Shallow structure of the Cascadia subduction zone beneath western Washington from spectral ambient noise correlation

High‐resolution 3‐D shear velocity (Vs) images of the western Washington lithosphere reveal structural segmentation above and below the plate interface correlating with transient deformation patterns. Using a spectral technique, phase velocities are extracted from cross‐correlated ambient noise recorded by the densely spaced “CAFE” broadband array. The spectral approach resolves shear velocities at station offsets less than 1 wavelength, significantly shorter than typically obtained by standard group velocity approaches, increasing the number of useable paths and resolution. Tomographic images clearly illuminate the high Vs (>4.5 km/s) subducting slab mantle.

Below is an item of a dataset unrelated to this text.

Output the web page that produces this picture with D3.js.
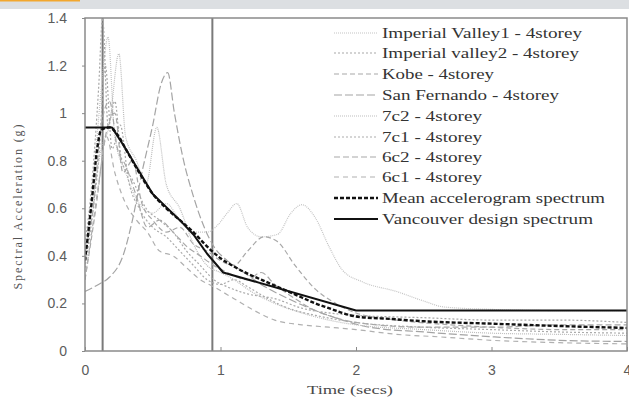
<!DOCTYPE html>
<html lang="en">
<head>
<meta charset="UTF-8">
<script src="https://d3js.org/d3.v7.min.js"></script>
<title>Spectral Acceleration</title>
<style>
  body { margin: 0; background: #fff; }
</style>
</head>
<body>
<div id="chart"></div>
<script>
// tick labels
var xTicks = [0, 1, 2, 3, 4];
var yTicks = [0, 0.2, 0.4, 0.6, 0.8, 1, 1.2, 1.4];

// period markers (secs)
var markers = [0.13, 0.94];

// [period, Sa] pairs
var ivalley1 = [[0,0.36],[0.06,0.7],[0.12,1.1],[0.17,1.32],[0.22,0.9],[0.3,0.75],[0.4,0.62],[0.5,0.58],[0.6,0.62],[0.7,0.55],[0.8,0.5],[0.9,0.5],[0.98,0.53],[1.05,0.58],[1.12,0.62],[1.2,0.52],[1.3,0.48],[1.42,0.49],[1.52,0.58],[1.6,0.615],[1.7,0.56],[1.8,0.44],[1.9,0.34],[2.05,0.29],[2.3,0.25],[2.5,0.21],[2.65,0.185],[3,0.175],[3.5,0.17],[4,0.17]];
var ivalley2 = [[0,0.45],[0.05,0.7],[0.1,1.1],[0.13,1.4],[0.17,0.95],[0.22,1.05],[0.27,0.8],[0.35,0.72],[0.45,0.6],[0.55,0.55],[0.65,0.5],[0.75,0.42],[0.85,0.36],[0.95,0.3],[1.05,0.27],[1.2,0.24],[1.4,0.22],[1.6,0.18],[1.8,0.16],[2,0.15],[2.5,0.14],[3,0.13],[3.5,0.13],[4,0.12]];
var kobe = [[0,0.3],[0.08,0.6],[0.15,0.9],[0.22,1.0],[0.28,0.75],[0.35,0.8],[0.42,0.62],[0.5,0.55],[0.6,0.5],[0.7,0.52],[0.8,0.45],[0.9,0.42],[1.0,0.38],[1.1,0.36],[1.2,0.42],[1.32,0.48],[1.42,0.46],[1.55,0.36],[1.7,0.26],[1.85,0.2],[2,0.16],[2.3,0.13],[2.7,0.11],[3,0.1],[3.5,0.09],[4,0.09]];
var sanFernando = [[0,0.25],[0.1,0.28],[0.18,0.31],[0.28,0.4],[0.35,0.55],[0.42,0.75],[0.5,0.95],[0.56,1.12],[0.61,1.17],[0.66,1.0],[0.72,0.82],[0.8,0.65],[0.88,0.52],[0.95,0.44],[1.05,0.38],[1.15,0.34],[1.3,0.28],[1.5,0.22],[1.7,0.17],[1.9,0.13],[2.1,0.1],[2.5,0.08],[3,0.06],[3.5,0.045],[4,0.04]];
var c72 = [[0,0.4],[0.06,0.65],[0.12,0.85],[0.18,0.95],[0.25,1.25],[0.3,0.9],[0.38,0.8],[0.45,0.7],[0.53,0.94],[0.6,0.7],[0.7,0.6],[0.8,0.45],[0.9,0.36],[1.0,0.33],[1.1,0.3],[1.2,0.26],[1.4,0.2],[1.6,0.16],[1.8,0.13],[2,0.11],[2.5,0.09],[3,0.075],[3.5,0.07],[4,0.065]];
var c71 = [[0,0.35],[0.05,0.55],[0.1,0.8],[0.15,1.2],[0.2,0.85],[0.26,0.95],[0.32,0.72],[0.4,0.6],[0.5,0.52],[0.6,0.48],[0.7,0.42],[0.8,0.36],[0.9,0.3],[1.0,0.28],[1.1,0.3],[1.2,0.27],[1.35,0.22],[1.5,0.18],[1.7,0.15],[2,0.12],[2.5,0.1],[3,0.09],[3.5,0.08],[4,0.075]];
var c62 = [[0,0.42],[0.06,0.6],[0.12,0.95],[0.18,1.05],[0.24,0.85],[0.3,0.78],[0.38,0.65],[0.46,0.52],[0.55,0.55],[0.65,0.5],[0.75,0.44],[0.85,0.4],[0.95,0.36],[1.05,0.33],[1.2,0.3],[1.3,0.33],[1.4,0.28],[1.55,0.22],[1.7,0.17],[1.85,0.14],[2,0.12],[2.5,0.1],[3,0.1],[3.5,0.11],[4,0.11]];
var c61 = [[0,0.3],[0.05,0.5],[0.1,0.7],[0.16,0.9],[0.22,0.75],[0.3,0.62],[0.38,0.55],[0.46,0.5],[0.55,0.42],[0.65,0.4],[0.75,0.35],[0.85,0.3],[0.95,0.27],[1.1,0.22],[1.25,0.17],[1.4,0.13],[1.6,0.11],[1.8,0.1],[2,0.09],[2.3,0.07],[2.6,0.06],[3,0.045],[3.5,0.035],[4,0.03]];
var meanSpec = [[0,0.38],[0.05,0.63],[0.09,0.85],[0.12,0.93],[0.18,0.94],[0.25,0.9],[0.3,0.85],[0.4,0.75],[0.5,0.66],[0.6,0.6],[0.7,0.55],[0.8,0.5],[0.9,0.44],[1.0,0.39],[1.1,0.355],[1.2,0.325],[1.3,0.3],[1.4,0.275],[1.5,0.25],[1.6,0.225],[1.7,0.2],[1.8,0.18],[1.9,0.16],[2,0.145],[2.25,0.135],[2.5,0.125],[3,0.115],[3.5,0.105],[4,0.097]];
var vancouver = [[0,0.94],[0.2,0.94],[0.3,0.85],[0.4,0.755],[0.5,0.66],[0.6,0.605],[0.7,0.55],[0.8,0.49],[0.9,0.41],[1.02,0.33],[2,0.17],[4,0.17]];

var names = ["Imperial Valley1 - 4storey", "Imperial valley2 - 4storey", "Kobe - 4storey",
  "San Fernando - 4storey", "7c2 - 4storey", "7c1 - 4storey", "6c2 - 4storey", "6c1 - 4storey",
  "Mean accelerogram spectrum", "Vancouver design spectrum"];
var seriesData = [ivalley1, ivalley2, kobe, sanFernando, c72, c71, c62, c61, meanSpec, vancouver];

// line styles
var colors = ["#c4c4c4", "#a8a8a8", "#a8a8a8", "#a4a4a4", "#bdbdbd", "#ababab", "#a8a8a8", "#b0b0b0", "#111", "#111"];
var dashes = ["1,1", "2,2", "5,3", "8,3", "1,1", "2,2", "6,3", "5,4", "4,2", null];
var widths = [1.2, 1.2, 1.2, 1.2, 1.2, 1.2, 1.2, 1.2, 2.4, 2];
var labelLen = [200, 197, 112, 177, 100, 100, 100, 100, 223, 211];

var width = 629, height = 398;
var mLeft = 85, mRight = 627, mTop = 18, mBottom = 351;

var svg = d3.select("#chart").append("svg")
  .attr("width", width).attr("height", height);

// top band
svg.append("rect").attr("x", 0).attr("y", 0).attr("width", width).attr("height", 9).attr("fill", "#dcdfe2");
svg.append("rect").attr("x", 0).attr("y", 0).attr("width", 80).attr("height", 1.5).attr("fill", "#f2a72e");

var x = d3.scaleLinear().domain([0, 4]).range([mLeft, mRight]);
var y = d3.scaleLinear().domain([0, 1.4]).range([mBottom, mTop]);

svg.append("clipPath").attr("id", "clip")
  .append("rect").attr("x", mLeft).attr("y", mTop).attr("width", mRight - mLeft).attr("height", mBottom - mTop);

var line = d3.line().x(d => x(d[0])).y(d => y(d[1])).curve(d3.curveMonotoneX);
var lineStraight = d3.line().x(d => x(d[0])).y(d => y(d[1]));

var plot = svg.append("g").attr("clip-path", "url(#clip)");

// vertical markers
plot.selectAll(".marker").data(markers).enter().append("line")
  .attr("x1", d => x(d)).attr("x2", d => x(d))
  .attr("y1", mTop).attr("y2", mBottom)
  .attr("stroke", "#7a7a7a").attr("stroke-width", 2);

// design spectrum is piecewise straight, records are smooth
plot.selectAll(".series").data(seriesData).enter().append("path")
  .attr("d", (d, i) => i == 9 ? lineStraight(d) : line(d))
  .attr("fill", "none")
  .attr("stroke", (d, i) => colors[i])
  .attr("stroke-width", (d, i) => widths[i])
  .attr("stroke-linejoin", "round")
  .attr("stroke-dasharray", (d, i) => dashes[i]);

// frame
svg.append("rect").attr("x", mLeft).attr("y", mTop).attr("width", mRight - mLeft).attr("height", mBottom - mTop)
  .attr("fill", "none").attr("stroke", "#8a8a8a").attr("stroke-width", 1.5);

// axes
var xAxis = svg.append("g").attr("transform", "translate(0," + mBottom + ")")
  .call(d3.axisBottom(x).tickValues(xTicks).tickSize(-4).tickPadding(14).tickFormat(String));
var yAxis = svg.append("g").attr("transform", "translate(" + mLeft + ",0)")
  .call(d3.axisLeft(y).tickValues(yTicks).tickSize(3).tickPadding(15).tickFormat(String));
[xAxis, yAxis].forEach(function(a) {
  a.select(".domain").remove();
  a.selectAll("line").attr("stroke", "#8a8a8a");
  a.selectAll("text").attr("fill", "#5c5c5c")
    .style("font-family", "Liberation Sans, Arial, sans-serif").style("font-size", "14px");
});

// axis titles
svg.append("text").attr("x", 350).attr("y", 394).attr("text-anchor", "middle")
  .attr("textLength", 86).attr("lengthAdjust", "spacingAndGlyphs")
  .style("font-family", "Liberation Serif, serif").style("font-size", "13px").attr("fill", "#4a4a4a")
  .text("Time (secs)");
svg.append("text").attr("transform", "translate(22,207) rotate(-90)").attr("text-anchor", "middle")
  .attr("textLength", 165).attr("lengthAdjust", "spacing")
  .style("font-family", "Liberation Serif, serif").style("font-size", "12px").attr("fill", "#555")
  .text("Spectral Acceleration (g)");

// legend
var rowY = [33, 53, 74, 95, 116, 137, 157, 177, 198, 219];
var legend = svg.append("g");
var rows = legend.selectAll("g").data(names).enter().append("g")
  .attr("transform", (d, i) => "translate(0," + rowY[i] + ")");
rows.append("line").attr("x1", 334).attr("x2", 378).attr("y1", 0).attr("y2", 0)
  .attr("stroke", (d, i) => colors[i])
  .attr("stroke-width", (d, i) => widths[i])
  .attr("stroke-dasharray", (d, i) => dashes[i]);
rows.append("text").attr("x", 382).attr("y", 5)
  .attr("textLength", (d, i) => labelLen[i]).attr("lengthAdjust", "spacingAndGlyphs")
  .style("font-family", "Liberation Serif, serif").style("font-size", "14px").attr("fill", "#333")
  .text(d => d);
</script>
</body>
</html>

The most prominent anomaly is a zone of low Vs (3.0–3.3 km/s) in the middle to lower continental crust, directly above the portion of the slab expected to be undergoing dehydration reactions. This low‐velocity zone (LVZ), which is most pronounced beneath the Olympic Peninsula, covers an area both spatially coincident with and updip of the region of most intense episodic tremor and slip (ETS). The low Vs and comparison with published P wave velocity models indicate that Vp/Vs ratios in this region are greater than 1.9, suggesting a fluid‐rich lower crust. The LVZ disappears southward, near 47°N, coincident with sharp decreases in intraslab seismicity and ETS activity as well as structural changes in the slab. The spatial coincidence of these features suggests that either underthrusting of hydrated low‐velocity material or long‐term fluid fluxing of the overriding plate via dewatering of a persistently hydrated patch of the Juan de Fuca slab may partially control slip on the plate interface and impact the rheology of the overriding continental crust.